An abundance of caution or a culture of hysteria? The Superior Court of California, County of Los Angeles may be the ultimate decider.
George Sharp, thoroughbred horse owner, filed a lawsuit against Santa Anita Park and its owner, Stronach Group. He claimed that said culture prompted his horse, League of Shadows, to be scratched from a race at the Southern California track in January.
Sharp wants the winner’s share of that purse, fees and training costs, transportation, and compensation for rebuilding League of Shadows’ reputation after the vet scratch. Moreover, he wants to make a point about the “oppressive” rule changes made by Santa Anita Park to ease pressure after numerous horse fatalities at the track.
Late Scratch at California Cup Sprint
The race was one of many at Santa Anita Park on January 18, 2020. There were $900,000 in purses up for grabs that day over the course of five races. The California Cup Sprint was the second one on the schedule, offering a $150,000 purse for four-year-olds and up to race six furlongs on the dirt track.
There were 14 nominations for the race, one of which was League of Shadows, owned by George A. Sharp and trained by Kerri Raven.
Ultimately, only five horses ran, and League of Shadows was not one of them.

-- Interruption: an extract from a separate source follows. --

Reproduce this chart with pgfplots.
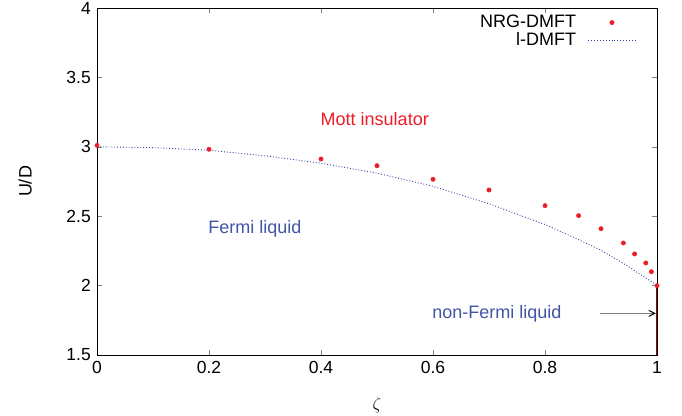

Sharp contended that his gelding was examined and approved for the race when he arrived at Santa Anita, as well as on the morning of the race, in the paddock, and in the walking ring. Jockey Rueben Fuentes said there were “no soundness issues” and said as much to Santa Anita veterinarian Dana Stead, who subsequently scratched League of Shadows from the race.
According to Sharp’s account, Stead told Sharp his horse was “off” in the right front and hind end. However, Sharp brought in a private veterinarian to examine League of Shadows that evening and another one the next morning. Both attested that League of Shadows “was fit for racing” and saw no reason for him to be scratched.
Mounting Up for a Court Battle
The lawsuit accuses Santa Anita Park and The Stronach Group of humiliating Sharp, creating a perception that he wanted to run an unfit horse. Further, he believes that League of Shadows was the casualty of “creating the facade that the defendants were dealing with the escalation of horse fatalities at its facility.” And he alleged that the defendants have “systematically committed these acts of fraud against other horsemen” as well.
Weeks after the original filing, Sharp amended his complaint to allege that the defendants are unfairly targeting shippers in favor of local horses. League of Shadows was shipped in from Turf Paradise in Arizona. “The defendants tend to apply the practice of arbitrarily scratching horses,” he alleged, “in a disproportionate and unfair manner to horses which are not permanently stabled at Santa Anita.”
Sharp is suing for $90,000, the winner’s share of the purse that he feels his horse would have won despite being 31-1. Other costs include $,881 for training, $700 for transportation, and other costs associated with the trip to Santa Anita and the services of Fuentes as the jockey.
League of Shadows Unbothered
The six-year-old gelding unknowingly in the middle of the lawsuit has raced twice since the Santa Anita scratch.
At the Phoenix Gold Cup Handicap on February 8 and an allowance race on February 23, League of Shadows raced without difficulty. He finished sixth in the Turf Paradise race and second in the Allowance Optional Claiming race, the latter worth $3,800.
League of Shadows won three allowance races in 2019, two of which were in November. He earned $58,627 in total last year.